─── Given information
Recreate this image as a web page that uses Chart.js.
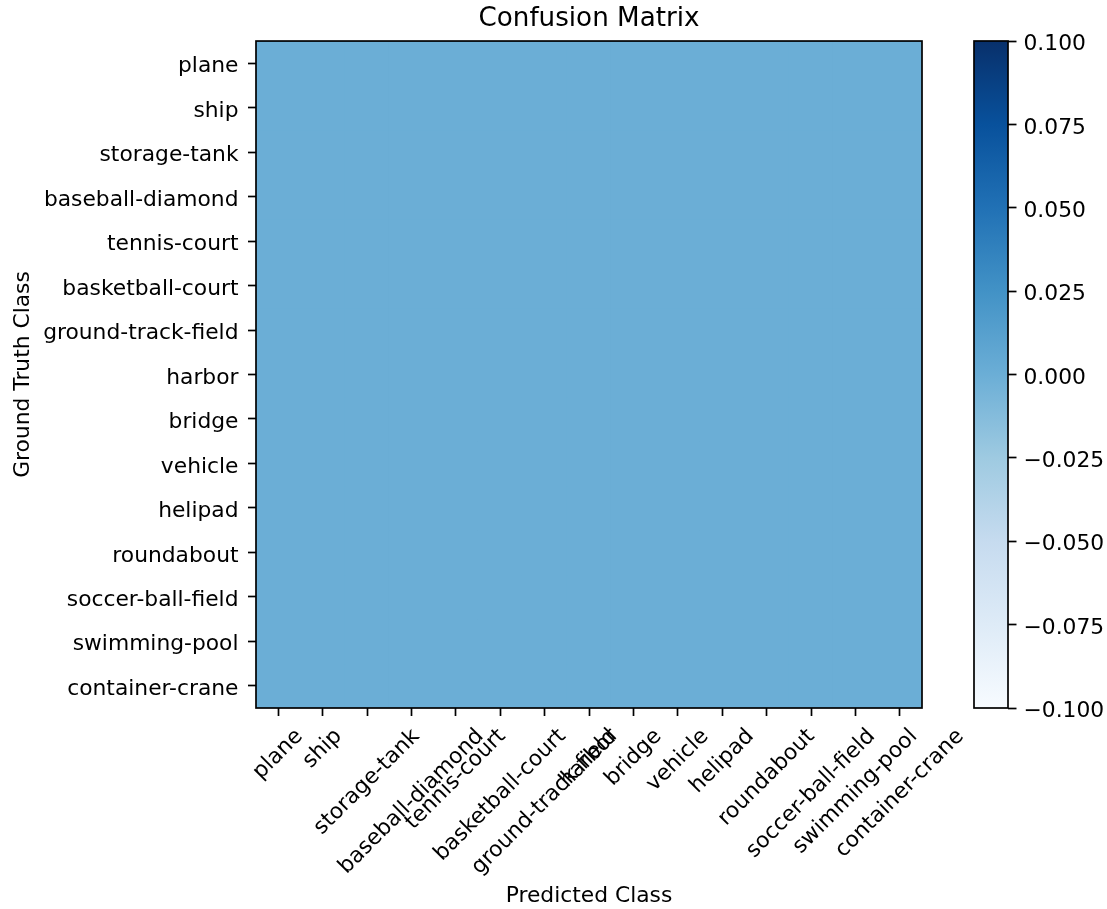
<!DOCTYPE html>
<html><head><meta charset="utf-8">
<script src="https://cdn.jsdelivr.net/npm/chart.js@4"></script>
<style>
html,body{margin:0;padding:0;background:#fff;overflow:hidden}
#wrap{position:relative;width:1107px;height:909px}
canvas{position:absolute;top:0}
#main{left:0}
#cbar{left:922px}
</style></head><body>
<div id="wrap"><canvas id="main" width="1107" height="909"></canvas><canvas id="cbar" width="185" height="909"></canvas></div>
<script>
// ---------- data ----------
const predictedClasses = ['plane','ship','storage-tank','baseball-diamond','tennis-court','basketball-court','ground-track-field','harbor','bridge','vehicle','helipad','roundabout','soccer-ball-field','swimming-pool','container-crane'];
const groundTruthClasses = ['plane','ship','storage-tank','baseball-diamond','tennis-court','basketball-court','ground-track-field','harbor','bridge','vehicle','helipad','roundabout','soccer-ball-field','swimming-pool','container-crane'];
const confusion = [
  [0,0,0,0,0,0,0,0,0,0,0,0,0,0,0],
  [0,0,0,0,0,0,0,0,0,0,0,0,0,0,0],
  [0,0,0,0,0,0,0,0,0,0,0,0,0,0,0],
  [0,0,0,0,0,0,0,0,0,0,0,0,0,0,0],
  [0,0,0,0,0,0,0,0,0,0,0,0,0,0,0],
  [0,0,0,0,0,0,0,0,0,0,0,0,0,0,0],
  [0,0,0,0,0,0,0,0,0,0,0,0,0,0,0],
  [0,0,0,0,0,0,0,0,0,0,0,0,0,0,0],
  [0,0,0,0,0,0,0,0,0,0,0,0,0,0,0],
  [0,0,0,0,0,0,0,0,0,0,0,0,0,0,0],
  [0,0,0,0,0,0,0,0,0,0,0,0,0,0,0],
  [0,0,0,0,0,0,0,0,0,0,0,0,0,0,0],
  [0,0,0,0,0,0,0,0,0,0,0,0,0,0,0],
  [0,0,0,0,0,0,0,0,0,0,0,0,0,0,0],
  [0,0,0,0,0,0,0,0,0,0,0,0,0,0,0]
];
const colorRange = [-0.1, 0.1];
const colorbarTicks = [-0.1, -0.075, -0.05, -0.025, 0, 0.025, 0.05, 0.075, 0.1];

// ---------- style ----------
const FS = 21.8, TITLE_FS = 26.2, LW = 1.7;
const BLUES = ['#f7fbff','#deebf7','#c6dbef','#9ecae1','#6baed6','#4292c6','#2171b5','#08519c','#08306b'];
function hex2rgb(h){return [1,3,5].map(i=>parseInt(h.slice(i,i+2),16));}
function blues(t){
  t = Math.max(0, Math.min(1, t));
  const p = t*(BLUES.length-1), i = Math.min(Math.floor(p), BLUES.length-2), f = p - i;
  const a = hex2rgb(BLUES[i]), b = hex2rgb(BLUES[i+1]);
  return 'rgb(' + a.map((v,k)=>Math.round(v + (b[k]-v)*f)).join(',') + ')';
}
const norm = v => (v - colorRange[0]) / (colorRange[1] - colorRange[0]);

Chart.defaults.font.family = '"DejaVu Sans", sans-serif';
Chart.defaults.color = '#000';
Chart.defaults.animation = false;

// ---------- main heatmap ----------
const datasets = groundTruthClasses.map((name, r) => ({
  label: name,
  data: confusion[r].map((v, c) => ({x: predictedClasses[c], y: [r - 0.5, r + 0.5], v: v})),
  backgroundColor: ctx => blues(norm(ctx.raw ? ctx.raw.v : 0)),
  grouped: false,
  barPercentage: 1,
  categoryPercentage: 1,
  borderWidth: 0,
  inflateAmount: 0.6
}));

const mainPlugin = {
  id: 'mainPlugin',
  afterLayout(chart) {
    const tb = chart.titleBlock, ca = chart.chartArea;
    if (tb) { tb.left = ca.left; tb.right = ca.right; tb.width = ca.right - ca.left; }
  },
  afterDatasetsDraw(chart) {
    const {ctx, chartArea: ca} = chart;
    ctx.save();
    ctx.strokeStyle = '#000'; ctx.lineWidth = LW;
    ctx.strokeRect(ca.left, ca.top, ca.right - ca.left, ca.bottom - ca.top);
    ctx.restore();
  },
  afterDraw(chart) {
    const {ctx, chartArea: ca} = chart;
    const xs = chart.scales.x;
    ctx.save();
    ctx.font = FS + 'px "DejaVu Sans"';
    ctx.fillStyle = '#000';
    ctx.textAlign = 'center'; ctx.textBaseline = 'middle';
    const h = 1.164 * FS;
    predictedClasses.forEach((lab, i) => {
      const x = xs.getPixelForTick(i);
      const w = ctx.measureText(lab).width;
      const H = (w + h) / Math.SQRT2;
      const cy = ca.bottom + 8 + 8 + H / 2;
      ctx.save();
      ctx.translate(x, cy);
      ctx.rotate(-Math.PI / 4);
      ctx.fillText(lab, 0, 0);
      ctx.restore();
    });
    ctx.restore();
  }
};

new Chart(document.getElementById('main'), {
  type: 'bar',
  data: {labels: predictedClasses, datasets: datasets},
  plugins: [mainPlugin],
  options: {
    responsive: false,
    devicePixelRatio: 1,
    layout: {padding: {left: 0, right: 185, top: 0, bottom: 0}},
    plugins: {
      legend: {display: false},
      tooltip: {enabled: false},
      title: {display: true, text: 'Confusion Matrix', color: '#000',
              font: {size: TITLE_FS, weight: 'normal'}, padding: {top: 3.5, bottom: 6.1}}
    },
    scales: {
      x: {
        type: 'category',
        offset: true,
        grid: {offset: false, drawOnChartArea: false, drawTicks: true, tickLength: 8, tickColor: '#000', tickWidth: LW},
        border: {display: false},
        ticks: {display: false, autoSkip: false},
        title: {display: true, text: 'Predicted Class', color: '#000', font: {size: FS}, padding: {top: 0, bottom: 0}},
        afterFit(s) { s.height = 201; }
      },
      y: {
        type: 'linear',
        min: -0.5, max: 14.5, reverse: true,
        afterBuildTicks(s) { s.ticks = groundTruthClasses.map((_, i) => ({value: i})); },
        grid: {drawOnChartArea: false, drawTicks: true, tickLength: 8, tickColor: '#000', tickWidth: LW},
        border: {display: false},
        ticks: {autoSkip: false, color: '#000', font: {size: FS}, padding: 9.5, labelOffset: 3.5,
                callback: v => groundTruthClasses[v]},
        title: {display: true, text: 'Ground Truth Class', color: '#000', font: {size: FS}, padding: {top: 10.2, bottom: 0}},
        afterFit(s) { s.width = 256; }
      }
    }
  }
});

// ---------- colorbar ----------
const cbarPlugin = {
  id: 'cbarPlugin',
  afterDatasetsDraw(chart) {
    const {ctx, chartArea: ca} = chart;
    ctx.save();
    ctx.strokeStyle = '#000'; ctx.lineWidth = LW;
    ctx.strokeRect(ca.left, ca.top, ca.right - ca.left, ca.bottom - ca.top);
    ctx.restore();
  }
};
const fmt = v => (v < -1e-9 ? '\u2212' : '') + Math.abs(v).toFixed(3);

new Chart(document.getElementById('cbar'), {
  type: 'bar',
  data: {
    labels: [''],
    datasets: [{
      data: [{x: '', y: colorRange}],
      backgroundColor: ctx => {
        const ca = ctx.chart.chartArea;
        if (!ca) return blues(0.5);
        const g = ctx.chart.ctx.createLinearGradient(0, ca.bottom, 0, ca.top);
        BLUES.forEach((c, i) => g.addColorStop(i / (BLUES.length - 1), c));
        return g;
      },
      barPercentage: 1, categoryPercentage: 1, borderWidth: 0
    }]
  },
  plugins: [cbarPlugin],
  options: {
    responsive: false,
    devicePixelRatio: 1,
    layout: {padding: {left: 52, right: 0, top: 41, bottom: 201}},
    plugins: {legend: {display: false}, tooltip: {enabled: false}, title: {display: false}},
    scales: {
      x: {type: 'category', display: false},
      y: {
        type: 'linear', position: 'right',
        min: colorRange[0], max: colorRange[1],
        afterBuildTicks(s) { s.ticks = colorbarTicks.map(v => ({value: v})); },
        grid: {drawOnChartArea: false, drawTicks: true, tickLength: 8.5, tickColor: '#000', tickWidth: LW},
        border: {display: false},
        ticks: {autoSkip: false, color: '#000', font: {size: FS}, padding: 7, labelOffset: 3.5, callback: v => fmt(v)},
        afterFit(s) { s.width = 99; }
      }
    }
  }
});
</script>
</body></html>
──────
What you will do:
Repeat only the lines from the beginning of the material through the line containing "const norm = v", both ends kept, leaving pictures out.

Result of the exercise:
Recreate this image as a web page that uses Chart.js.
<!DOCTYPE html>
<html><head><meta charset="utf-8">
<script src="https://cdn.jsdelivr.net/npm/chart.js@4"></script>
<style>
html,body{margin:0;padding:0;background:#fff;overflow:hidden}
#wrap{position:relative;width:1107px;height:909px}
canvas{position:absolute;top:0}
#main{left:0}
#cbar{left:922px}
</style></head><body>
<div id="wrap"><canvas id="main" width="1107" height="909"></canvas><canvas id="cbar" width="185" height="909"></canvas></div>
<script>
// ---------- data ----------
const predictedClasses = ['plane','ship','storage-tank','baseball-diamond','tennis-court','basketball-court','ground-track-field','harbor','bridge','vehicle','helipad','roundabout','soccer-ball-field','swimming-pool','container-crane'];
const groundTruthClasses = ['plane','ship','storage-tank','baseball-diamond','tennis-court','basketball-court','ground-track-field','harbor','bridge','vehicle','helipad','roundabout','soccer-ball-field','swimming-pool','container-crane'];
const confusion = [
  [0,0,0,0,0,0,0,0,0,0,0,0,0,0,0],
  [0,0,0,0,0,0,0,0,0,0,0,0,0,0,0],
  [0,0,0,0,0,0,0,0,0,0,0,0,0,0,0],
  [0,0,0,0,0,0,0,0,0,0,0,0,0,0,0],
  [0,0,0,0,0,0,0,0,0,0,0,0,0,0,0],
  [0,0,0,0,0,0,0,0,0,0,0,0,0,0,0],
  [0,0,0,0,0,0,0,0,0,0,0,0,0,0,0],
  [0,0,0,0,0,0,0,0,0,0,0,0,0,0,0],
  [0,0,0,0,0,0,0,0,0,0,0,0,0,0,0],
  [0,0,0,0,0,0,0,0,0,0,0,0,0,0,0],
  [0,0,0,0,0,0,0,0,0,0,0,0,0,0,0],
  [0,0,0,0,0,0,0,0,0,0,0,0,0,0,0],
  [0,0,0,0,0,0,0,0,0,0,0,0,0,0,0],
  [0,0,0,0,0,0,0,0,0,0,0,0,0,0,0],
  [0,0,0,0,0,0,0,0,0,0,0,0,0,0,0]
];
const colorRange = [-0.1, 0.1];
const colorbarTicks = [-0.1, -0.075, -0.05, -0.025, 0, 0.025, 0.05, 0.075, 0.1];

// ---------- style ----------
const FS = 21.8, TITLE_FS = 26.2, LW = 1.7;
const BLUES = ['#f7fbff','#deebf7','#c6dbef','#9ecae1','#6baed6','#4292c6','#2171b5','#08519c','#08306b'];
function hex2rgb(h){return [1,3,5].map(i=>parseInt(h.slice(i,i+2),16));}
function blues(t){
  t = Math.max(0, Math.min(1, t));
  const p = t*(BLUES.length-1), i = Math.min(Math.floor(p), BLUES.length-2), f = p - i;
  const a = hex2rgb(BLUES[i]), b = hex2rgb(BLUES[i+1]);
  return 'rgb(' + a.map((v,k)=>Math.round(v + (b[k]-v)*f)).join(',') + ')';
}
const norm = v => (v - colorRange[0]) / (colorRange[1] - colorRange[0]);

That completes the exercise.